We need Jesus to call us by name. We need to listen for the voice of Christ, when coming to see is not enough. That voice may sound different for each of us. It may be the voice of a friend inviting us to serve on a mission trip. Or a spouse inviting us to come and worship with them. It may be the voice of a teen asking if there is more to life then what we weep over in the world? Questions and invitations may be placing us in the path where Christ can meet us and speak to us. We may not recognize his voice at first, but slowly and surely over time, we notice that it is a voice that is unlike any other. The voice of our teacher that speaks to us in a deep way.

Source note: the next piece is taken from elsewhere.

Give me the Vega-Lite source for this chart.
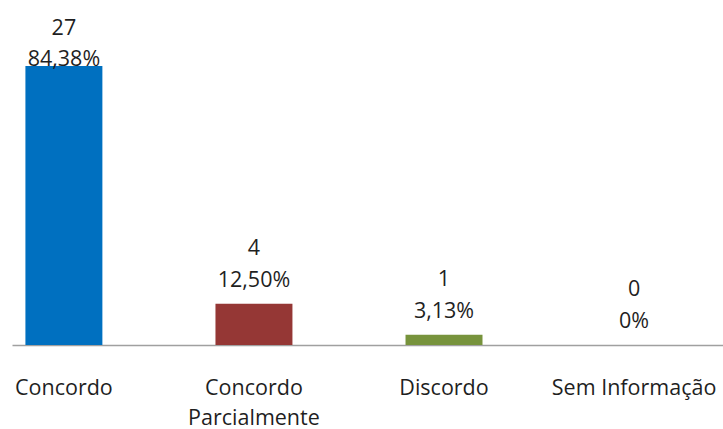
{
  "$schema": "https://vega.github.io/schema/vega-lite/v6.json",
  "width": 711,
  "height": 345,
  "autosize": {"type": "none"},
  "padding": {"left": 12, "top": 0, "right": 0, "bottom": 84},
  "background": "white",
  "config": {
    "view": {"stroke": null},
    "text": {"font": "Open Sans", "fontSize": 21.5, "color": "#1f1f1f"}
  },
  "data": {
    "values": [
      {"categoria": "Concordo", "n": 27, "pct": "84,38%"},
      {"categoria": "Concordo Parcialmente", "n": 4, "pct": "12,50%"},
      {"categoria": "Discordo", "n": 1, "pct": "3,13%"},
      {"categoria": "Sem Informação", "n": 0, "pct": "0%"}
    ]
  },
  "encoding": {
    "x": {
      "field": "categoria",
      "type": "nominal",
      "sort": null,
      "scale": {"paddingInner": 0.595, "paddingOuter": 0.168, "align": 0.21},
      "axis": {
        "title": null,
        "labelAngle": 0,
        "ticks": false,
        "tickSize": 0,
        "labelPadding": 32,
        "labelBaseline": "top",
        "labelFont": "Open Sans",
        "labelFontSize": 21.5,
        "labelColor": "#1f1f1f",
        "labelLineHeight": 30,
        "labelOverlap": false,
        "labelBound": false,
        "domainColor": "#a0a0a0",
        "domainWidth": 1.5,
        "labelExpr": "datum.label == 'Concordo Parcialmente' ? ['Concordo', 'Parcialmente'] : datum.label"
      }
    },
    "y": {
      "field": "n",
      "type": "quantitative",
      "scale": {"domain": [0, 33.39], "nice": false, "zero": true},
      "axis": null
    }
  },
  "layer": [
    {
      "mark": {"type": "bar"},
      "encoding": {
        "color": {
          "field": "categoria",
          "type": "nominal",
          "sort": null,
          "scale": {
            "domain": ["Concordo", "Concordo Parcialmente", "Discordo", "Sem Informação"],
            "range": ["#0070c0", "#953735", "#77933c", "#4f81bd"]
          },
          "legend": null
        }
      }
    },
    {
      "transform": [{"filter": "datum.n < 20"}],
      "mark": {"type": "text", "baseline": "alphabetic", "dy": -49},
      "encoding": {"text": {"field": "n", "type": "quantitative"}}
    },
    {
      "transform": [{"filter": "datum.n < 20"}],
      "mark": {"type": "text", "baseline": "alphabetic", "dy": -17},
      "encoding": {"text": {"field": "pct", "type": "nominal"}}
    },
    {
      "transform": [{"filter": "datum.n >= 20"}],
      "mark": {"type": "text", "baseline": "alphabetic", "dy": -31},
      "encoding": {"text": {"field": "n", "type": "quantitative"}}
    },
    {
      "transform": [{"filter": "datum.n >= 20"}],
      "mark": {"type": "text", "baseline": "alphabetic", "dy": 0},
      "encoding": {"text": {"field": "pct", "type": "nominal"}}
    }
  ]
}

Rather we see and believe or hear the voice of Christ speaking our name, we are left with the same question - what are we going to do when we leave worship this morning? Are we going to go, like Mary, and proclaim the good news, “I have seen the Lord! He is Risen” or are we simply going to return to life as usual? Are we going to live as Easter people who follow God, no matter how many questions we may have, or are we going to return home and pretend that today never happened? Are we going to go out and let our voices ring? Are we going to live as if we are empowered by the Lord? Will we go on to live victorious? Will you live like the resurrection means something for your life?
Easter people know that while we live in darkness, weeping now, its not the end of the story. Easter people know that while we have questions, they drive us to look even more closely at the tomb that proclaims of the resurrection. May we go forth as Easter People, going forth to tell our brothers and sisters, “He is risen, indeed!” Amen.